One of the most powerful lyrics in all of opera is sung by a painter. Mario Cavaradossi is the painter and revolutionary who shares the stage with the title heroine of Giacomo Puccini's "Tosca," which the Portland Opera is staging this week here in the Northwest (http://www.portlandopera.org/operas/2012-2013/tosca). Lovers of visual art should listen carefully to the lyrics of Cavaradossi's first-act aria, “Recondita armonia” (“Obscure harmonies”), one of the most passionate distillations of the power of art ever set to music. The painter delivers it as he stands at his easel in Rome, painting a portrait of Mary Magdalene. He models her likeness on a blue-eyed blonde he has met named Attavanti, but as he paints, his thoughts wander to his dark-eyed, raven-haired lover, Tosca. Noting the contrasts between these two, he marvels that the women's superficial differences somehow resolve into a kind of overarching, if obscure, harmony. How can this be? The answer, he concludes, lies in the mysterious power of art to reconcile divergent kinds of beauty: “L'arte nel suo mistero le diverse bellezze insiem confonde.” Which means: “Art, in its mystery, blends diverse beauties together.”

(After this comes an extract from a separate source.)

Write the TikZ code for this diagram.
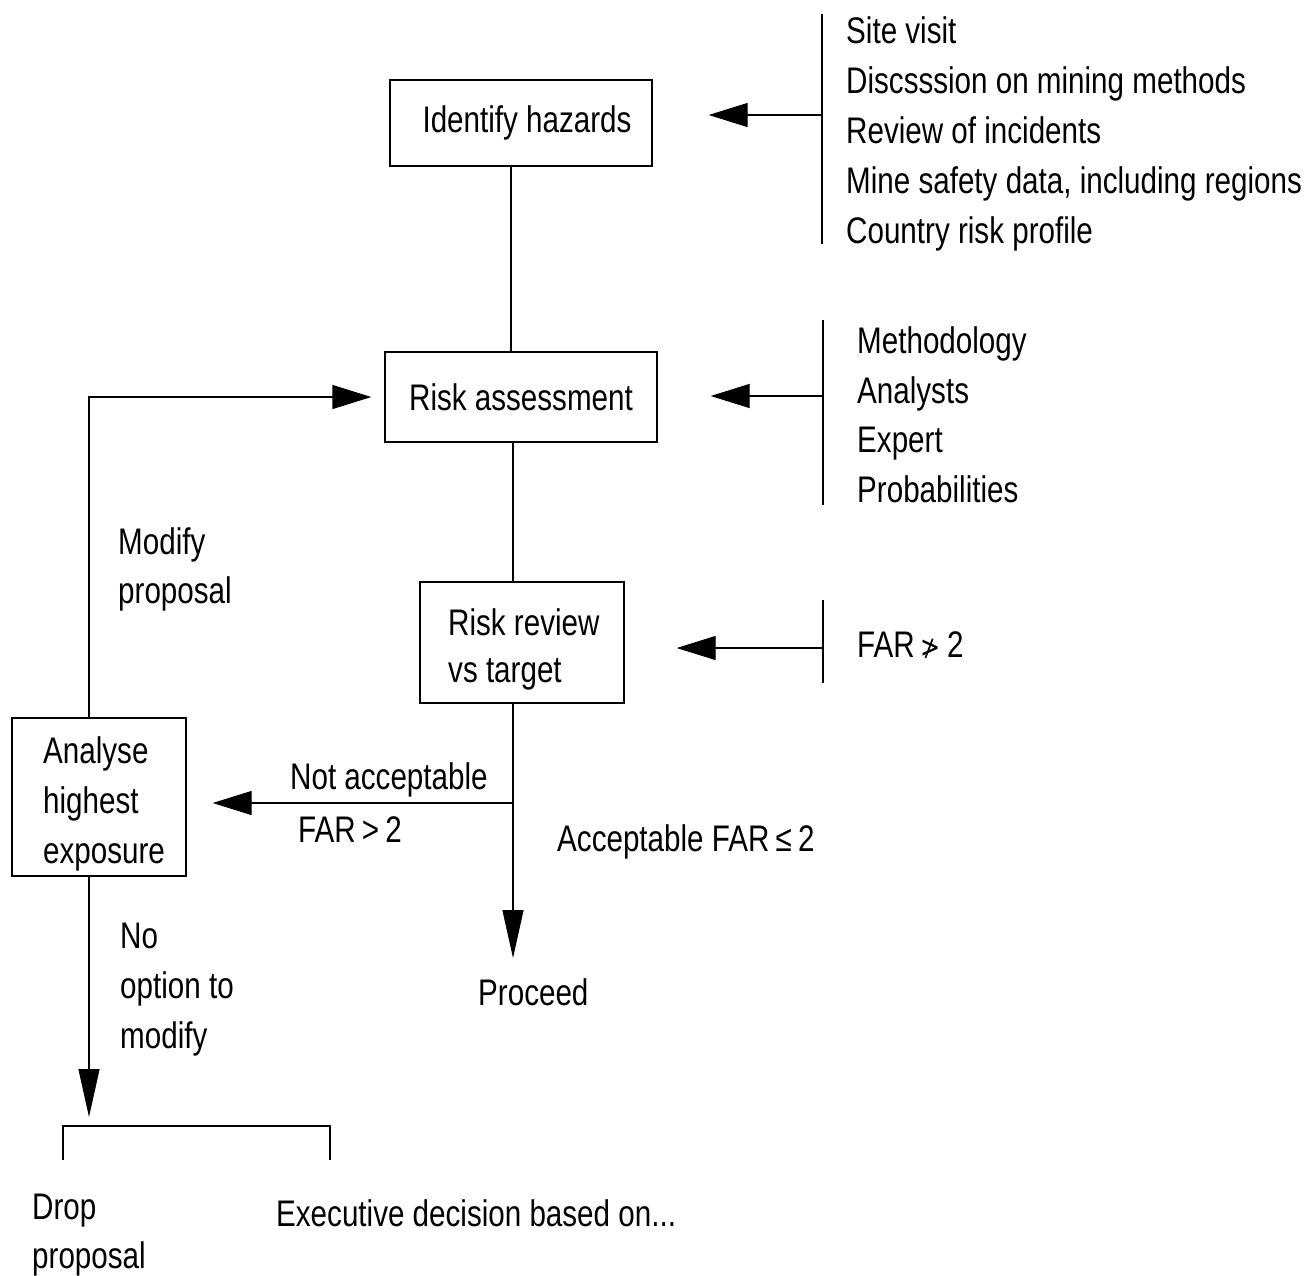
\documentclass[tikz,border=0pt]{standalone}
\usepackage{fontspec}
\setmainfont[FakeStretch=0.80]{Liberation Sans}
\newfontfamily\dejavu[FakeStretch=0.80]{DejaVu Sans}
\usetikzlibrary{arrows.meta}
\begin{document}
\begin{tikzpicture}[x=1pt,y=-1pt,
  every node/.style={inner sep=0pt, font=\fontsize{37}{49}\selectfont},
  box/.style={draw, line width=1.3pt, align=left},
  lbl/.style={anchor=base west, align=left},
  ln/.style={line width=1.3pt},
  harr/.style={ln, -{Triangle[length=39pt,width=24pt]}},
  varr/.style={ln, -{Triangle[length=48pt,width=21pt]}}]
\useasboundingbox (0,0) rectangle (1308,1275);

% boxes
\node[box, minimum width=262, minimum height=86] (ih) at (521,123) {\hspace*{12pt}Identify hazards};
\node[box, minimum width=272, minimum height=90] (ra) at (521,397) {Risk assessment};
\node[box, minimum width=204, minimum height=121] (rr) at (522,642.5) {};
\node[lbl, font=\fontsize{37}{47}\selectfont] (rrt) at (448,682) {Risk review\\vs target};
\node[box, minimum width=174, minimum height=158] (an) at (99,797) {};
\node[lbl, font=\fontsize{37}{50}\selectfont] (ant) at (43,863) {Analyse\\highest\\exposure};

% labels (base = last line)
\node[lbl] (na) at (290,789) {Not acceptable};
\node[lbl] (fg) at (298,842) {FAR\,{>}\,2};
\node[lbl] (ac) at (557,851) {Acceptable FAR\,≤\,2};
\node[lbl] (pr) at (478,1005) {Proceed};
\node[lbl] (mo) at (118,603) {Modify\\proposal};
\node[lbl, font=\fontsize{37}{50}\selectfont] (no) at (120,1048) {No\\option to\\modify};
\node[lbl] (dr) at (32,1268) {Drop\\proposal};
\node[lbl] (ex) at (276,1226) {Executive decision based on...};
\node[lbl, font=\fontsize{37}{50}\selectfont] (l1) at (846,243) {Site visit\\Discsssion on mining methods\\Review of incidents\\Mine safety data, including regions\\Country risk profile};
\node[lbl, font=\fontsize{37}{49.5}\selectfont] (l2) at (857,502) {Methodology\\Analysts\\Expert\\Probabilities};
\node[lbl] (l3) at (857,657) {FAR\,{\dejavu\fontsize{30}{30}\selectfont ≯}\,2};

% coordinates
\coordinate (b1t) at (822,14);  \coordinate (b1b) at (822,244); \coordinate (b1m) at (822,115);
\coordinate (b2t) at (823,320); \coordinate (b2b) at (823,505); \coordinate (b2m) at (823,396);
\coordinate (b3t) at (823,600); \coordinate (b3b) at (823,683); \coordinate (b3m) at (823,648);
\coordinate (split) at (513,803);
\coordinate (ptip) at (513,958);
\coordinate (corner) at (89,397);
\coordinate (dtip) at (89,1117);
\coordinate (brL) at (63,1160);
\coordinate (brR) at (330,1160);

% input bars
\draw[ln] (b1t) -- (b1b);
\draw[ln] (b2t) -- (b2b);
\draw[ln] (b3t) -- (b3b);
\draw[harr, shorten >=56pt] (b1m) -- (ih.east |- b1m);
\draw[harr, shorten >=53pt] (b2m) -- (ra.east |- b2m);
\draw[harr, shorten >=52pt] (b3m) -- (rr.east |- b3m);

% main flow
\draw[ln] ([xshift=-10pt]ih.south) -- ([xshift=-10pt]ra.north);
\draw[ln] ([xshift=-8pt]ra.south) -- ([xshift=-9pt]rr.north);
\draw[varr] ([xshift=-9pt]rr.south) -- (ptip);
\draw[harr, shorten >=26pt] (split) -- (an.east |- split);
\draw[harr, shorten >=13pt] ([xshift=-10pt]an.north) -- (corner) -- (ra.west |- corner);
\draw[varr] ([xshift=-10pt]an.south) -- (dtip);
\draw[ln] (brL) -- (brL |- 0,1126) -- (brR |- 0,1126) -- (brR);
\end{tikzpicture}
\end{document}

One-hundred-twelve years after the opera's premiere, this aria still speaks to what art, at its best, can do: find harmony within dissonance, integrate false dichotomies, and ferret out common ground in the face of polarizations thought to be intractable. Today, as art-lovers toggle wirelessly across the historical canon and contemporary practice, we are called — no, required — to appreciate and contextualize a Titian, a Hiroshige, a Paul McCarthy, and a Mickalene Thomas with egalitarian fluidity. The provincialist monomania of what used to be called “personal taste” is defunct. Any self-respecting curator, critic, collector, or gallery-goer must now, like Cavaradossi, hone in on the obscure harmonies that resolve into a coherent “big picture.”

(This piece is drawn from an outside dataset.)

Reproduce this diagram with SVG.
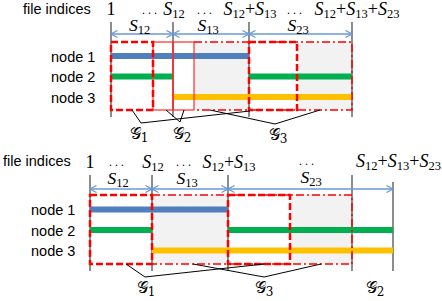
<svg xmlns="http://www.w3.org/2000/svg" width="442" height="301" viewBox="0 0 442 301">
<style>
.lbl{font-family:"Liberation Sans","DejaVu Sans",sans-serif;font-size:14.5px;fill:#000}
.m{font-family:"Liberation Serif","DejaVu Serif",serif;font-size:18px;fill:#000;text-anchor:middle}
.a{font-family:"Liberation Serif","DejaVu Serif",serif;font-size:17.5px;fill:#000;text-anchor:middle}
.d{font-family:"Liberation Serif","DejaVu Serif",serif;font-size:12px;fill:#000;letter-spacing:3px}
.it{font-style:italic}
.sub{font-size:12.5px;font-style:normal}
.g{font-family:"DejaVu Serif","DejaVu Sans","Liberation Serif",serif;font-size:16px;fill:#000;text-anchor:middle}
.gs{font-size:12px}
.vl{stroke:#404040;stroke-width:1.2;fill:none}
.arr{stroke:#6a9ad6;stroke-width:1.3;fill:none;marker-start:url(#ah);marker-end:url(#ah)}
.gray{fill:#f2f2f2;stroke:none}
.blue{stroke:#4f7fbd;stroke-width:6}
.green{stroke:#00b050;stroke-width:6}
.yellow{stroke:#ffc000;stroke-width:6}
.dash{fill:none;stroke:#ff0000;stroke-width:2.5;stroke-dasharray:7 3}
.dd{fill:none;stroke:#ff0000;stroke-width:1.5;stroke-dasharray:8 3 2 3}
.thin{fill:none;stroke:#ff2a2a;stroke-width:1.2}
.br{stroke:#000;stroke-width:1;fill:none}
</style>
<defs>
<marker id="ah" viewBox="0 0 8 8" refX="7" refY="4" markerWidth="8" markerHeight="8" markerUnits="userSpaceOnUse" orient="auto-start-reverse">
<path d="M0.5,0.5 L7,4 L0.5,7.5" fill="none" stroke="#6a9ad6" stroke-width="1.2"/>
</marker>
</defs>

<!-- ============ TOP DIAGRAM ============ -->
<g id="top">
<g id="top-fills">
<rect class="gray" x="194" y="42" width="55" height="68"/>
<rect class="gray" x="297" y="42" width="55" height="68"/>
</g>
<g id="top-axes">
<line class="vl" x1="111" y1="22" x2="111" y2="117"/>
<line class="vl" x1="173" y1="22" x2="173" y2="117"/>
<line class="vl" x1="249" y1="22" x2="249" y2="117"/>
<line class="vl" x1="352" y1="22" x2="352" y2="117"/>
</g>
<g id="top-arrows">
<line class="arr" x1="111" y1="34" x2="173" y2="34"/>
<line class="arr" x1="173" y1="34" x2="249" y2="34"/>
<line class="arr" x1="249" y1="34" x2="352" y2="34"/>
</g>
<g id="top-node1"><text class="lbl" x="51" y="61.5">node 1</text><line class="blue" x1="111" y1="56" x2="249" y2="56"/></g>
<g id="top-node2"><text class="lbl" x="51" y="82">node 2</text><line class="green" x1="111" y1="76.5" x2="173" y2="76.5"/><line class="green" x1="249" y1="76.5" x2="352" y2="76.5"/></g>
<g id="top-node3"><text class="lbl" x="51" y="102.5">node 3</text><line class="yellow" x1="173" y1="97" x2="352" y2="97"/></g>
<g id="top-boxes">
<rect class="thin" x="153" y="42" width="20" height="68"/>
<rect class="thin" x="173" y="42" width="21" height="68"/>
<path class="dd" d="M194,42 H352 V110 H194"/>
<rect class="dash" x="111" y="42" width="42" height="68"/>
<rect class="dash" x="249" y="42" width="48" height="68"/>
</g>
<g id="top-labels">
<text class="lbl" x="23" y="13.5">file indices</text>
<text class="m" x="111" y="15">1</text>
<text class="d" x="142" y="13.5">...</text>
<text class="m" x="174" y="15"><tspan class="it">S</tspan><tspan class="sub" dy="3">12</tspan></text>
<text class="d" x="197" y="13.5">...</text>
<text class="m" x="250" y="15"><tspan class="it">S</tspan><tspan class="sub" dy="3">12</tspan><tspan dy="-3">+</tspan><tspan class="it">S</tspan><tspan class="sub" dy="3">13</tspan></text>
<text class="d" x="287" y="13.5">...</text>
<text class="m" x="357" y="15"><tspan class="it">S</tspan><tspan class="sub" dy="3">12</tspan><tspan dy="-3">+</tspan><tspan class="it">S</tspan><tspan class="sub" dy="3">13</tspan><tspan dy="-3">+</tspan><tspan class="it">S</tspan><tspan class="sub" dy="3">23</tspan></text>
<text class="a" x="139.5" y="31"><tspan class="it">S</tspan><tspan class="sub" dy="2.5">12</tspan></text>
<text class="a" x="208" y="31"><tspan class="it">S</tspan><tspan class="sub" dy="2.5">13</tspan></text>
<text class="a" x="298" y="31"><tspan class="it">S</tspan><tspan class="sub" dy="2.5">23</tspan></text>
<text class="g" x="139" y="139">𝒢<tspan class="gs" dy="3">1</tspan></text>
<text class="g" x="182" y="139">𝒢<tspan class="gs" dy="3">2</tspan></text>
<text class="g" x="278" y="140">𝒢<tspan class="gs" dy="3">3</tspan></text>
</g>
</g>

<!-- ============ BOTTOM DIAGRAM ============ -->
<g id="bottom">
<g id="bot-fills">
<rect class="gray" x="152" y="195" width="76" height="69"/>
<rect class="gray" x="290" y="195" width="62" height="69"/>
</g>
<g id="bot-axes">
<line class="vl" x1="90" y1="175" x2="90" y2="271"/>
<line class="vl" x1="152" y1="175" x2="152" y2="271"/>
<line class="vl" x1="228" y1="175" x2="228" y2="271"/>
<line class="vl" x1="352" y1="175" x2="352" y2="271"/>
<line class="vl" x1="393" y1="182" x2="393" y2="271"/>
</g>
<g id="bot-arrows">
<line class="arr" x1="90" y1="189" x2="152" y2="189"/>
<line class="arr" x1="152" y1="189" x2="228" y2="189"/>
<line class="arr" x1="228" y1="189" x2="393" y2="189"/>
</g>
<g id="bot-node1"><text class="lbl" x="31" y="215">node 1</text><line class="blue" x1="90" y1="209.5" x2="228" y2="209.5"/></g>
<g id="bot-node2"><text class="lbl" x="31" y="236">node 2</text><line class="green" x1="90" y1="230" x2="152" y2="230"/><line class="green" x1="228" y1="230" x2="393" y2="230"/></g>
<g id="bot-node3"><text class="lbl" x="31" y="256">node 3</text><line class="yellow" x1="152" y1="250.5" x2="393" y2="250.5"/></g>
<g id="bot-boxes">
<path class="dd" d="M152,195 H352 V264 H152"/>
<rect class="dash" x="90" y="195" width="62" height="69"/>
<rect class="dash" x="228" y="195" width="62" height="69"/>
</g>
<g id="bot-labels">
<text class="lbl" x="3" y="166">file indices</text>
<text class="m" x="90" y="168">1</text>
<text class="d" x="109" y="166">...</text>
<text class="m" x="153" y="168"><tspan class="it">S</tspan><tspan class="sub" dy="3">12</tspan></text>
<text class="d" x="176" y="166">...</text>
<text class="m" x="229" y="168"><tspan class="it">S</tspan><tspan class="sub" dy="3">12</tspan><tspan dy="-3">+</tspan><tspan class="it">S</tspan><tspan class="sub" dy="3">13</tspan></text>
<text class="d" x="299" y="165">...</text>
<text class="m" x="398.5" y="167"><tspan class="it">S</tspan><tspan class="sub" dy="3">12</tspan><tspan dy="-3">+</tspan><tspan class="it">S</tspan><tspan class="sub" dy="3">13</tspan><tspan dy="-3">+</tspan><tspan class="it">S</tspan><tspan class="sub" dy="3">23</tspan></text>
<text class="a" x="118" y="184"><tspan class="it">S</tspan><tspan class="sub" dy="2.5">12</tspan></text>
<text class="a" x="187" y="184"><tspan class="it">S</tspan><tspan class="sub" dy="2.5">13</tspan></text>
<text class="a" x="311" y="183"><tspan class="it">S</tspan><tspan class="sub" dy="2.5">23</tspan></text>
<text class="g" x="146" y="293">𝒢<tspan class="gs" dy="3">1</tspan></text>
<text class="g" x="264" y="293">𝒢<tspan class="gs" dy="3">3</tspan></text>
<text class="g" x="375" y="293">𝒢<tspan class="gs" dy="3">2</tspan></text>
</g>
</g>

<g id="connectors">
<polyline class="br" points="132,110 141,123 250,111"/>
<polyline class="br" points="166,110 180,122 184,110"/>
<polyline class="br" points="210,110 275,124 320,110"/>
<polyline class="br" points="126,264 145,277 264,264"/>
<polyline class="br" points="193,264 264,277 321,264"/>
</g>
</svg>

This is a good thing, of course. But too often, in the course of our dutiful traipsing from Kassel to Basel to Venice and back, we forget that surfing this great postmodern heterogeneity of ours is not only our lot, it is our joy as well, our labor of love, our source not only of aesthetic satisfaction but also of our capacity for tolerance as human beings. Eclecticism is not only an academic and political imperative, it is also a thing of wonder. As Ai Weiwei wrote in ARTFORUM last September, modern communication platforms have affected artistic expression in ways that are “almost inconceivable ... miraculous, more intense than legends.”
Cavaradossi's “Recondita armonia” encapsulates that miraculous power in a manner I take very personally. On the walls of my apartment are two prints that symbolize what I take as the aria's message. One is an Italian lithograph of a 1921 composition by Piet Mondrian; the other is a Sam Francis lithograph from the 1964 folio "1¢ Life." Both pieces have essentially the same palette of primary colors, but as you would expect from these iconic artists, the Mondrian concretizes delimitation and order, whereas the Francis splatters forth in a riot of willy-nilly gesturalism. Side by side, their commonalities and disparities harmonize as dramatically as Attavanti's and Tosca's dueling beauties. Between the metaphoric bookends of those prints lies the dialectical path we each negotiate in daily life: between control and chaos, discipline and indulgence, long-term responsibilities and immediate gratification. Between the poles of thesis and antithesis, art can guide us to synthesis. That is part of its mission and magic.